**Problem to work on:**
Print exactly the lines from the first one down to the line that contains "import numpy as np", both included, and skip the pictures.

**Data section:**
#####

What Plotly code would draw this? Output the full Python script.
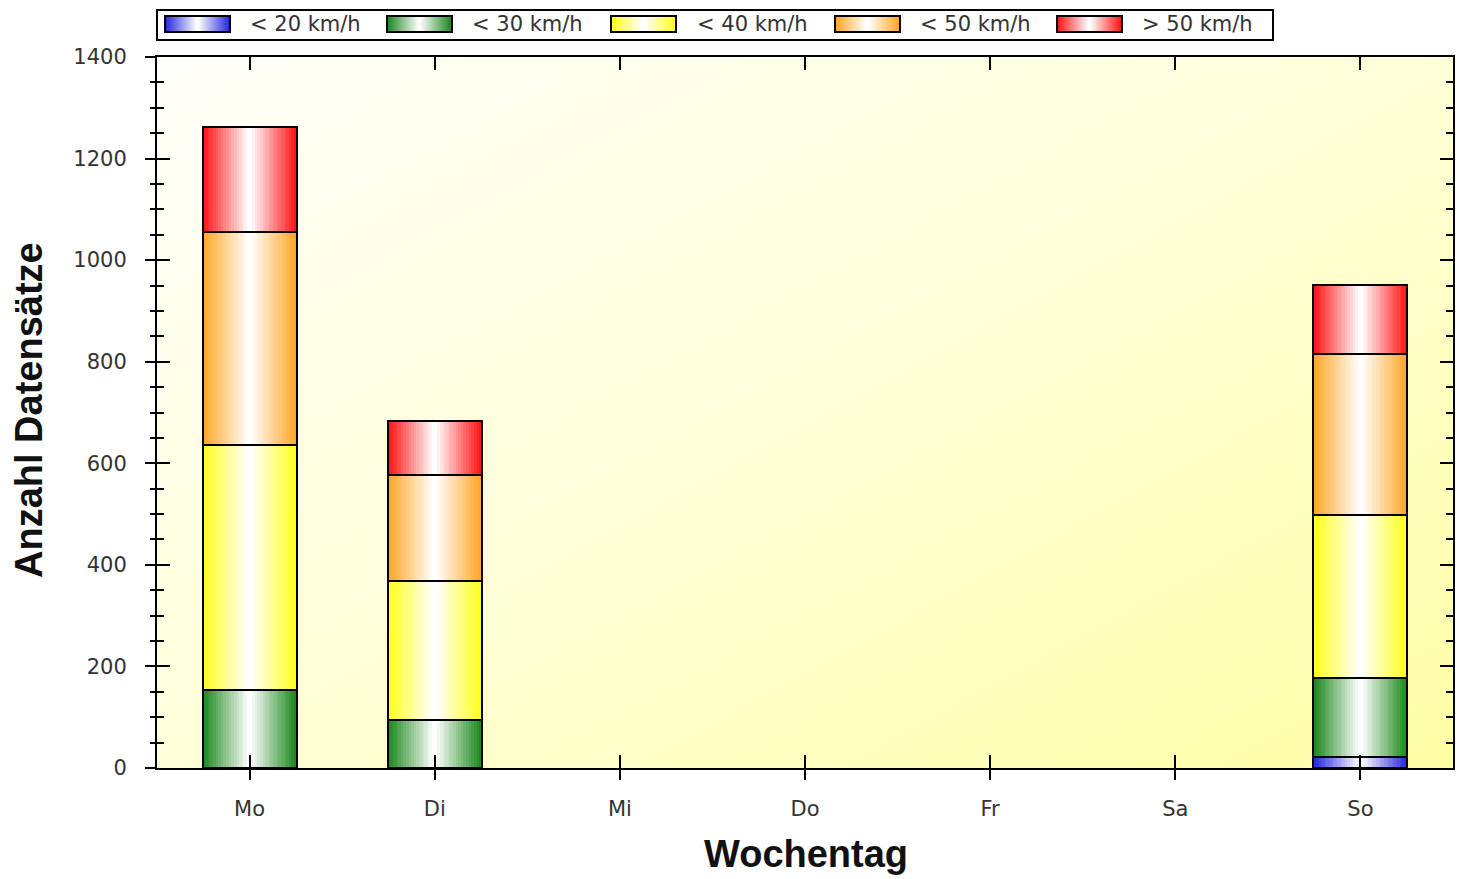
import plotly.graph_objects as go
import numpy as np

# ---------------- data ----------------
days = ["Mo", "Di", "Mi", "Do", "Fr", "Sa", "So"]
series_names = ["< 20 km/h", "< 30 km/h", "< 40 km/h", "< 50 km/h", "> 50 km/h"]
v_lt20 = [0, 0, 0, 0, 0, 0, 22]
v_lt30 = [154, 95, 0, 0, 0, 0, 155]
v_lt40 = [482, 273, 0, 0, 0, 0, 321]
v_lt50 = [419, 209, 0, 0, 0, 0, 317]
v_gt50 = [207, 106, 0, 0, 0, 0, 136]
y_ticks = [0, 200, 400, 600, 800, 1000, 1200, 1400]

series_values = [v_lt20, v_lt30, v_lt40, v_lt50, v_gt50]
colors = ["#2A2AE0", "#1E8A1E", "#FFFF1E", "#FFA828", "#FF1616"]

# ---------------- style ----------------
OFF = 8  # default page margin of the html body
W, H = 1468 - OFF, 879 - OFF
# plot area in page pixels: x 157..1453, y 57..768
PX0, PX1, PY0, PY1 = 157, 1453, 57, 768
ML, MT = PX0 - OFF, PY0 - OFF
MR, MB = W - (PX1 - OFF), H - (PY1 - OFF)
PW, PH = PX1 - PX0, PY1 - PY0
BAR_W = 0.508
NL = 18  # gradient layers
FONT = "DejaVu Sans, Verdana, sans-serif"
TFONT = "Liberation Sans, Arial, sans-serif"


def hex2rgb(h):
    h = h.lstrip("#")
    return [int(h[i:i + 2], 16) for i in (0, 2, 4)]


def mix(c, t):
    r, g, b = hex2rgb(c)
    return "rgb(%d,%d,%d)" % (r + (255 - r) * t, g + (255 - g) * t, b + (255 - b) * t)


fig = go.Figure()

# background diagonal gradient (plot area)
gx = np.linspace(-0.5, 6.5, 30)
gy = np.linspace(0, 1400, 30)
GX, GY = np.meshgrid(np.linspace(0, 1, 30), np.linspace(1, 0, 30))
fig.add_trace(go.Heatmap(
    x=gx, y=gy, z=(GX + GY) / 2.0, zsmooth="best", showscale=False,
    colorscale=[[0, "#FFFFFA"], [0.5, "#FFFFD8"], [1, "#FFFFA6"]],
    hoverinfo="skip", zmin=0, zmax=1))

xs = list(range(len(days)))
cum = [0] * len(days)
for name, vals, col in zip(series_names, series_values, colors):
    base = list(cum)
    yv = [v if v > 0 else None for v in vals]
    for k in range(NL):
        t = k / (NL - 1)
        fig.add_trace(go.Bar(
            x=xs, y=yv, base=base, width=BAR_W * (1 - k / NL),
            marker=dict(color=mix(col, t), line=dict(width=0)),
            showlegend=False, hoverinfo="skip"))
    fig.add_trace(go.Bar(
        x=xs, y=yv, base=base, width=BAR_W, name=name,
        marker=dict(color="rgba(0,0,0,0)", line=dict(width=2, color="#000")),
        showlegend=False))
    cum = [c + v for c, v in zip(cum, vals)]

# invisible trace for overlay axes (inside ticks)
fig.add_trace(go.Scatter(x=[0], y=[0], xaxis="x2", yaxis="y2", mode="markers",
                         marker=dict(opacity=0), showlegend=False, hoverinfo="skip"))

fig.update_layout(
    width=W, height=H,
    margin=dict(l=ML, r=MR, t=MT, b=MB, autoexpand=False),
    paper_bgcolor="white", plot_bgcolor="#FFFFE0",
    barmode="overlay", bargap=0,
    showlegend=False,
    xaxis=dict(range=[-0.5, 6.5], tickmode="array", tickvals=xs, ticktext=days,
               ticks="outside", ticklen=10, tickwidth=2, tickcolor="#000",
               showline=True, linecolor="#000", linewidth=2, mirror=True,
               showgrid=False, zeroline=False, ticklabelstandoff=11,
               tickfont=dict(family=FONT, size=21, color="#333")),
    yaxis=dict(range=[0, 1400], tickmode="array", tickvals=y_ticks,
               ticks="outside", ticklen=10, tickwidth=2, tickcolor="#000",
               minor=dict(dtick=50, ticks="outside", ticklen=5, tickwidth=2, tickcolor="#000", showgrid=False),
               showline=True, linecolor="#000", linewidth=2, mirror=True,
               showgrid=False, zeroline=False, ticklabelstandoff=14,
               tickfont=dict(family=FONT, size=21, color="#333")),
    xaxis2=dict(range=[-0.5, 6.5], overlaying="x", side="bottom", tickmode="array",
                tickvals=xs, showticklabels=False, ticks="inside", ticklen=13,
                tickwidth=2, tickcolor="#000", mirror="ticks", showline=True,
                linecolor="#000", linewidth=2, showgrid=False, zeroline=False),
    yaxis2=dict(range=[0, 1400], overlaying="y", side="left", tickmode="array",
                tickvals=y_ticks, showticklabels=False, ticks="inside", ticklen=13,
                tickwidth=2, tickcolor="#000", mirror="ticks", showline=True,
                minor=dict(dtick=50, ticks="inside", ticklen=7, tickwidth=2, tickcolor="#000", showgrid=False),
                linecolor="#000", linewidth=2, showgrid=False, zeroline=False),
)


def px2x(p):
    return (p - PX0) / PW


def py2y(p):
    return (PY1 - p) / PH


shapes = []
annotations = []
# legend box
shapes.append(dict(type="rect", xref="paper", yref="paper",
                   x0=px2x(157), x1=px2x(1273), y0=py2y(40), y1=py2y(10),
                   line=dict(color="#000", width=2), fillcolor="white", layer="above"))
sw_left = [165, 387, 611, 835, 1057]
txt_left = [248, 470, 695, 918, 1140]
for i, (name, col) in enumerate(zip(series_names, colors)):
    x0, x1 = sw_left[i], sw_left[i] + 65
    cx, hw = (x0 + x1) / 2, (x1 - x0) / 2
    for k in range(NL):
        t = k / (NL - 1)
        w = hw * (1 - k / NL)
        shapes.append(dict(type="rect", xref="paper", yref="paper",
                           x0=px2x(cx - w), x1=px2x(cx + w), y0=py2y(32), y1=py2y(16),
                           line=dict(width=0), fillcolor=mix(col, t), layer="above"))
    shapes.append(dict(type="rect", xref="paper", yref="paper",
                       x0=px2x(x0), x1=px2x(x1), y0=py2y(32), y1=py2y(16),
                       line=dict(color="#000", width=2), fillcolor="rgba(0,0,0,0)", layer="above"))
    annotations.append(dict(xref="paper", yref="paper", x=px2x(txt_left[i]), y=py2y(24),
                            xanchor="left", yanchor="middle", showarrow=False, text=name,
                            font=dict(family=FONT, size=21, color="#333")))

# axis titles
annotations.append(dict(xref="paper", yref="paper", x=px2x(806), y=py2y(854),
                        xanchor="center", yanchor="middle", showarrow=False, text="Wochentag",
                        font=dict(family=TFONT, size=38, color="#111", weight="bold")))
annotations.append(dict(xref="paper", yref="paper", x=px2x(29), y=py2y(410),
                        xanchor="center", yanchor="middle", showarrow=False,
                        text="Anzahl Datensätze", textangle=-90,
                        font=dict(family=TFONT, size=38, color="#111", weight="bold")))

fig.update_layout(shapes=shapes, annotations=annotations)
fig.write_html("out.html")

#####

**Exercise solution:**
What Plotly code would draw this? Output the full Python script.
import plotly.graph_objects as go
import numpy as np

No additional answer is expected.